By Mike Habegger,
Co-Editor in Chief
It’s been quite the ride for me at the McDaniel Free Press over the past few years. From controversy to good writing, from new friends to a prevalence of late night curse words, from gallons of Diet Coke to mountains of trash, my experience with the paper has been pretty f#%&ing good.
I came into the field of journalism way back in freshman year, as my roommate, Jon Teter, and I took a tour of campus organizations the first week of classes, telling ourselves that we had to get involved in extracurriculars. Pat O’Toole (’07) got me into the sports section and I wrote a few stories, having never written anything journalistic in my entire life. The next semester, Pat asked me to come on board as the sports section editor. A year later, the staff seemed willing to put me in charge of the entire paper after a vote, even though I offered no new ideas. Katie Young and I started into the unknown. I had no idea how to do layout, and contrary to popular belief, to this day I’ve never taken a journalism class, or had any formal training. For Djerdj and I, our motto was “f#%& it.”
Looking back at my first stories, I notice two things: First, I was a pretty damn good reporter and I’m wondering where my motivation went; Second, the paper was only four to eight pages long, with maybe one or two pages per section.
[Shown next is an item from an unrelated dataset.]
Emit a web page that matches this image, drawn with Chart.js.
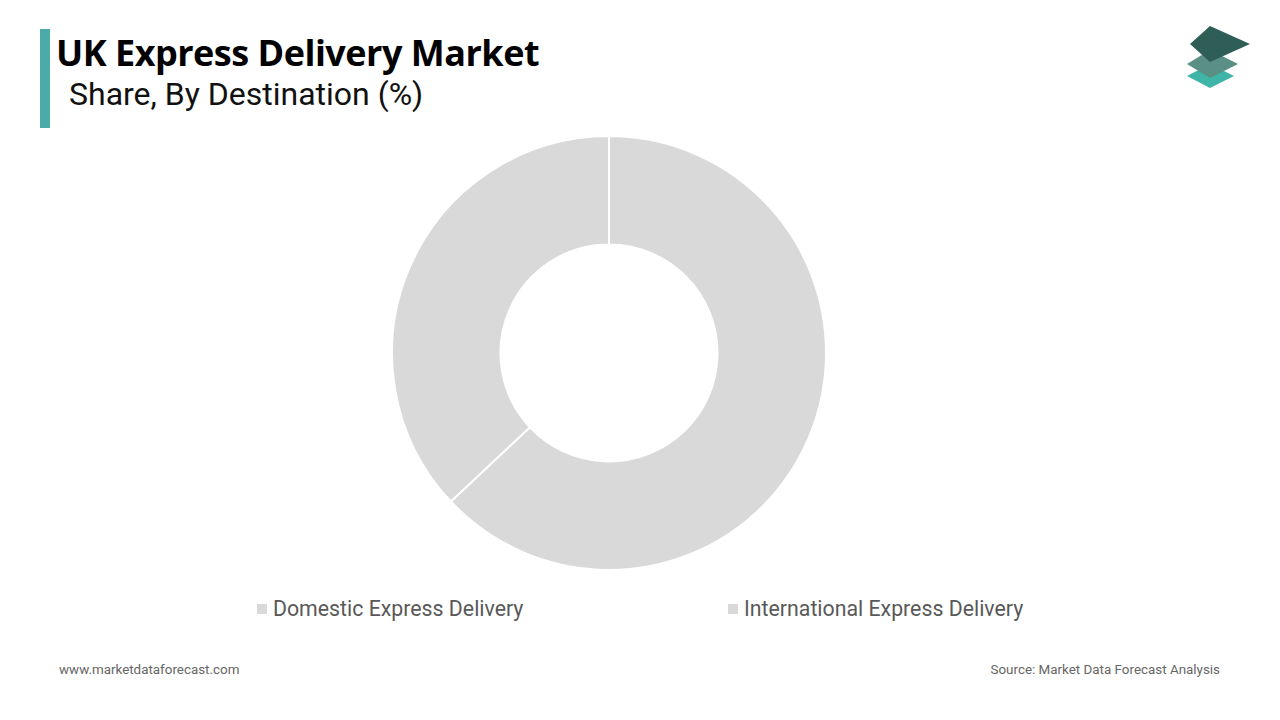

The edition you see before you is 28 pages. There are a number of factors that have caused such an increase in output, but I’ve been very excited to see the Free Press grow on my watch.
As editor, I’ve been intimately involved in the production of 30 12 to 20 page issues and one April Fool’s edition. That’s a lot of newspapers. As a result, I probably know more about what has happened these past four years at McDaniel than anyone else. You probably don’t know this, but in the beginning, I would estimate that the other editor and I spend about 15-30 hours putting together the Free Press. It ain’t no joke. It takes a lot of hard work from everyone, and I offer my highest gratitude.
Former editors have often talked about leaving their lasting mark on the paper. For me, I hope that the next generations of college students will continue to develop and explore the possibilities of the website I painstakingly, yet happily, designed. I have said this many times before in these pages, but the internet represents a new opportunity for civic involvement. I charge the McDaniel College community to keep updating McDanielFreePress.com.
Thank you, everyone, for letting me edit your newspaper.